I don’t have a “conventional” home. In a western town situated at an elevation of five thousand feet, with ten-thousand-foot mountain ranges just a rifle shot to the immediate east and north, a town named “Alpine,” formerly “Mountainville,” how many log cabins would you expect to find? Here is the exact number: one. Mine. My biggest “non-convention”? Hold on to your hat. No mini-van! (Just to keep things simple, I’m not even going to discuss the potential social hazards of the various facial-hair configurations required of me by my Way Unconventional profession.) But everything’s fine, because I’m surrounded by Latter-day Saints. Real ones. Different ones. (Some bearded ones!) Really different from each other, even the ones who look (dare I say “dangerously”?) similar.

So I will tell you what’s really “unconventional” around here: Islam. (Although having my young friend Shaheen just up the road, and gentle Behrad and lovely Niloufar just a few doors beyond, may disqualify my ward as an acceptable “test group.”) Except for this morning, I haven’t more than glanced at our copy of the Koran for years. Because this column is supposed to be mostly about journal writing, here’s what I wrote in my journal during an early-morning priesthood meeting last Sunday. (You need to know that on the Lord’s baseball team, my stake president, Terry Brown, is an absolutely consistent homerun hitter.
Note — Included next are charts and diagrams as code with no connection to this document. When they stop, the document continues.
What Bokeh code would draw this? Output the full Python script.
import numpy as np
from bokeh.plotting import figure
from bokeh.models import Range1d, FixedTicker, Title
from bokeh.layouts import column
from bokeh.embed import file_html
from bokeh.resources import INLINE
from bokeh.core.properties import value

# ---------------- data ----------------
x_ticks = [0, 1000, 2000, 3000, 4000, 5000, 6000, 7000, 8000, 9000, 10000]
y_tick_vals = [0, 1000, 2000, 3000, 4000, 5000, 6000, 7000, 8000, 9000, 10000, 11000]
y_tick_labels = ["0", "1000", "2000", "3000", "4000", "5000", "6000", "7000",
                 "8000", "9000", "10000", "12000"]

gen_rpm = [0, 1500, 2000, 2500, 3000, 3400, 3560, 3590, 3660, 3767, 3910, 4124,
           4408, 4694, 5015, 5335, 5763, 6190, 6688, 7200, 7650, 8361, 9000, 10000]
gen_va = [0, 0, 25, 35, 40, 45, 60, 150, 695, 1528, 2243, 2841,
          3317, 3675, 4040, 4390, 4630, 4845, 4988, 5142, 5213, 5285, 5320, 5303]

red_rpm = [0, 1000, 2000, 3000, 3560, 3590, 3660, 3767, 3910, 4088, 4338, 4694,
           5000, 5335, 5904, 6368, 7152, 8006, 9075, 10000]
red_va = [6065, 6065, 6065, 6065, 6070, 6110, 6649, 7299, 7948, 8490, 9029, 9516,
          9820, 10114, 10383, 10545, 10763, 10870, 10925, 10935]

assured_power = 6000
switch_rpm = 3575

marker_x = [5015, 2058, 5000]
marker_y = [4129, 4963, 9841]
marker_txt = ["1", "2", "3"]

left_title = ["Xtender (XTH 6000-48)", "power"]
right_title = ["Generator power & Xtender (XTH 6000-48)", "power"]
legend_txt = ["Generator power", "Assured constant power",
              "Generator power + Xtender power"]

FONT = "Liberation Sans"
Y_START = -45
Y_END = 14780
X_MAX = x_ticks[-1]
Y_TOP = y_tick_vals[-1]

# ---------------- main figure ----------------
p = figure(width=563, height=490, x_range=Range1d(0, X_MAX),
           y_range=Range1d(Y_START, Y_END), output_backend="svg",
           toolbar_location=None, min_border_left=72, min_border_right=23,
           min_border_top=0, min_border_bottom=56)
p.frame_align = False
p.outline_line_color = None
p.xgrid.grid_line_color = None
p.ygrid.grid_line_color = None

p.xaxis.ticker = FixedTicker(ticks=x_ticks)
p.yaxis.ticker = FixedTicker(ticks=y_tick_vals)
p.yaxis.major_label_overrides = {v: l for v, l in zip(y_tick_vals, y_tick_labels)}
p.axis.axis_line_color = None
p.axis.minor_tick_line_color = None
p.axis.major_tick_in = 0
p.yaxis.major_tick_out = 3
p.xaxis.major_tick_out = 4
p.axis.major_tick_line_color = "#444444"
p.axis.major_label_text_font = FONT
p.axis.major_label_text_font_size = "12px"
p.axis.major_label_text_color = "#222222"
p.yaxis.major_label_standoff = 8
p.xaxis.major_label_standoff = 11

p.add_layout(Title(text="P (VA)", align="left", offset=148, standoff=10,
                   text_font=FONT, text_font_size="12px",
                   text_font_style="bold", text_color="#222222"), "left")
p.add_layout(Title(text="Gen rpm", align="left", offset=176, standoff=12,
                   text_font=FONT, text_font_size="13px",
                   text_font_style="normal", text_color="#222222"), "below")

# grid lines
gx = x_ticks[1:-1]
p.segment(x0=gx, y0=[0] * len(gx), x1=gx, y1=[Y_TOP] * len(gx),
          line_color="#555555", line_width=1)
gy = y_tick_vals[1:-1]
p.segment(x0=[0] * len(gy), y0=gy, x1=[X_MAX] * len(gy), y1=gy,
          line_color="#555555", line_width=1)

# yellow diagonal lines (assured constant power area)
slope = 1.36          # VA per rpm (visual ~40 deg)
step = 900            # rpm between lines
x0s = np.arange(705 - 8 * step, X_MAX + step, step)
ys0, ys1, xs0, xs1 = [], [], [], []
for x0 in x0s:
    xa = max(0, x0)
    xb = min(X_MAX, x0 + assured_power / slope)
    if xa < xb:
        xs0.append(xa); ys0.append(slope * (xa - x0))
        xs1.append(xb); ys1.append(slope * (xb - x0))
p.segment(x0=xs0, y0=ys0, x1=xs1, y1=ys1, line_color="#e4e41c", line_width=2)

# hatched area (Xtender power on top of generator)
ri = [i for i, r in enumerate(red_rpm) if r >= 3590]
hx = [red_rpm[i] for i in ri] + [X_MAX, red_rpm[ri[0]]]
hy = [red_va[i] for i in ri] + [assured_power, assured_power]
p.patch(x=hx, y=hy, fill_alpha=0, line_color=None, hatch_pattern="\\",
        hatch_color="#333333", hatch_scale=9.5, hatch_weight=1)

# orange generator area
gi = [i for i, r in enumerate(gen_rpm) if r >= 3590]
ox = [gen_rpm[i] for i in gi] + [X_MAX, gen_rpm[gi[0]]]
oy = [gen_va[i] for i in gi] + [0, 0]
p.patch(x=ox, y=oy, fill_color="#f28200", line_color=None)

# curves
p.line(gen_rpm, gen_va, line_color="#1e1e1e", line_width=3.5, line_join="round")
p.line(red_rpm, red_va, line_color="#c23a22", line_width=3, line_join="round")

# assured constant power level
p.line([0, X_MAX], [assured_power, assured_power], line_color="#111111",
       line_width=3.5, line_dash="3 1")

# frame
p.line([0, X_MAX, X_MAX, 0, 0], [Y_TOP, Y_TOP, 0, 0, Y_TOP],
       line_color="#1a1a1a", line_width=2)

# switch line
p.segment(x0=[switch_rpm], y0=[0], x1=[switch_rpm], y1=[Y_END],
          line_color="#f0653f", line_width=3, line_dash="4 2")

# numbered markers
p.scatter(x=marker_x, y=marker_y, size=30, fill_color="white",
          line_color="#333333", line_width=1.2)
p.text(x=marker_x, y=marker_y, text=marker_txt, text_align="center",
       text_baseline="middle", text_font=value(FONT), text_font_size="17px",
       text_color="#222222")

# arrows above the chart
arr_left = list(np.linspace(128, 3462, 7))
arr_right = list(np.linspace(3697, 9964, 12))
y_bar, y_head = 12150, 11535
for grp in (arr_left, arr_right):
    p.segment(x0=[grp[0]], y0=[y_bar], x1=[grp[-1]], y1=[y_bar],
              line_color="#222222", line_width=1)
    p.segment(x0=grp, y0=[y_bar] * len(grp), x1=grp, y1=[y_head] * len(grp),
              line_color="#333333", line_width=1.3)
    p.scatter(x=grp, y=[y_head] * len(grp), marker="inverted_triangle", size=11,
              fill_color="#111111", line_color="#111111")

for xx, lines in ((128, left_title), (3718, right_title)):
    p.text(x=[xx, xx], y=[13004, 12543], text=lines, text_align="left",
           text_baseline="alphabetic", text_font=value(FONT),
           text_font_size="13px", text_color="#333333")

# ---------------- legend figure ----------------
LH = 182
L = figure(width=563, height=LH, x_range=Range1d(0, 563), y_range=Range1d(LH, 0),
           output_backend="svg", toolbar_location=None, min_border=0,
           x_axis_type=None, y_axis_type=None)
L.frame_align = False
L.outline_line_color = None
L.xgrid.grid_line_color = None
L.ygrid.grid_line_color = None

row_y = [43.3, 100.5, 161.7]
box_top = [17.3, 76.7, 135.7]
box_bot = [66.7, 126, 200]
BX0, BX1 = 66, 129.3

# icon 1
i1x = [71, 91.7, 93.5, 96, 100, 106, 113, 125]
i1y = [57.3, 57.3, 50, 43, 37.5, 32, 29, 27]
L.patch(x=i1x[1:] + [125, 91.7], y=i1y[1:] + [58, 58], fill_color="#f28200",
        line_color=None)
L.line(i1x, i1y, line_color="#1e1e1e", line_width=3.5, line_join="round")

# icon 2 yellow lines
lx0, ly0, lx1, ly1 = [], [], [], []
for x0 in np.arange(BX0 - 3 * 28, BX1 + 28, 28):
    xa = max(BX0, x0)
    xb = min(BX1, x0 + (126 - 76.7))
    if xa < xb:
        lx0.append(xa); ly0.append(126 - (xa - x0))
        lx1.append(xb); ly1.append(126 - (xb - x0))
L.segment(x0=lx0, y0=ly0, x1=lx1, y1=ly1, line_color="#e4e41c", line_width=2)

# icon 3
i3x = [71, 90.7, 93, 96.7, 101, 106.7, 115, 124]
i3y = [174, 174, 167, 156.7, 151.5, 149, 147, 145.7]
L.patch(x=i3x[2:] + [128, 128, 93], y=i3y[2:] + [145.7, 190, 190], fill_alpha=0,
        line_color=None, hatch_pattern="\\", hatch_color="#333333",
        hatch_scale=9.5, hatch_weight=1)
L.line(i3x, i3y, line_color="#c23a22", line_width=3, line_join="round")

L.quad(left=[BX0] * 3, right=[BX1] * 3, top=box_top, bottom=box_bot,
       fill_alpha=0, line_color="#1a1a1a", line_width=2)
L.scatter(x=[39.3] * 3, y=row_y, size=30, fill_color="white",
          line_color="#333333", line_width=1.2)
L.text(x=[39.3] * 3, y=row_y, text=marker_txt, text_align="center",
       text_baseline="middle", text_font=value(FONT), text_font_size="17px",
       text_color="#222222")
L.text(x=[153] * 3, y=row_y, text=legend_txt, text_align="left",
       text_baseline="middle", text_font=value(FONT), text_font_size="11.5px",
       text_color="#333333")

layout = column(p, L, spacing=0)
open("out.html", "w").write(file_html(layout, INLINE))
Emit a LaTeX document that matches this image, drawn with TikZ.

He also runs marathons and plays the five-string banjo in public–this would generally be regarded as “unconventional” behavior.) He was left five minutes to speak at the end of the priesthood meeting.

16 September 2001

“President Brown says that the terrorism of this week is contrary to the core of Islam. The acts of this week are as uncharacteristic of most Muslims as was the Mountain Meadow Massacre uncharacteristic of most Mormons. The Lord loves those people and their families. It has been surmised that when the Islamic people embrace the gospel it will be by tribes and families. If Terry meant to stir in me a love for Islamic people, he has succeeded–he and the Holy Ghost. What if one of the effects of the horror at Mountain Meadow would have been to soften the hearts of the world toward the tens of thousands of Latter-day Saints who would never have done such a deed, saints whose forgiveness and faith would have made such a deed utterly undoable? What an amazing prospect! In the smoke of Mountain Meadow, did anyone in the world receive that blessing? In the smoke of the Twin Towers, we can.”

Okay, Terry opened the Mountain Meadow can of worms. Talk about terror. (My son Sam, who lives in St. George, told me that a lot of folks down there aren’t comfortable with certain authoritative explanations of the massacre. I told him I’d be suspicious of anyone who had an explanation they were comfortable with.) Looking for a hint of how to feel about the Twin Towers attack, I went in my journal to Mountain Meadow.

8 June 2000

“Drove up north of Veyo to shoot the Winchester (with my grandson, Skyler). Just after sunset we went to Mountain Meadow. It deserves more time. There was a palpable feeling in the air of the nearly infinite power of man to cause and feel pain. I pray we may never feel so lonely, so distant from our Heavenly Father as they, slayers and slain, must have felt. It frightened me to be human in that place.”

My emotions went on a journey this week. All of them–laughter, too. The journey began with thinking that carpet-bombing Afghanistan might be a good idea. (This was before any laughing.) It ended with loving half a world of faithful Muslims, an enormous family of newly vulnerable Americans, some miraculously united leaders, a host of fallen heroes, and a much greater portion of those of us who are left behind here to pick up the pieces. There have been bright flagmen at every hazard on this little trip, but my primary guide has been the Lord. He can teach us how to feel. When to laugh. When to cry. When to say, “”I love you but, though I can neither punish nor redeem you (both vengeance and redemption are the Lord’s), I must stop you from hurting my family. And my family is really big.” No, let me try writing that again.”I must stop you from hurting other members of our family, for you are part of our family. And our family is really big.”

I’m coming out of this remembering that the Lord can teach our hearts. And if our hearts are not driven by His truth, no act of our hands will be the right thing to do.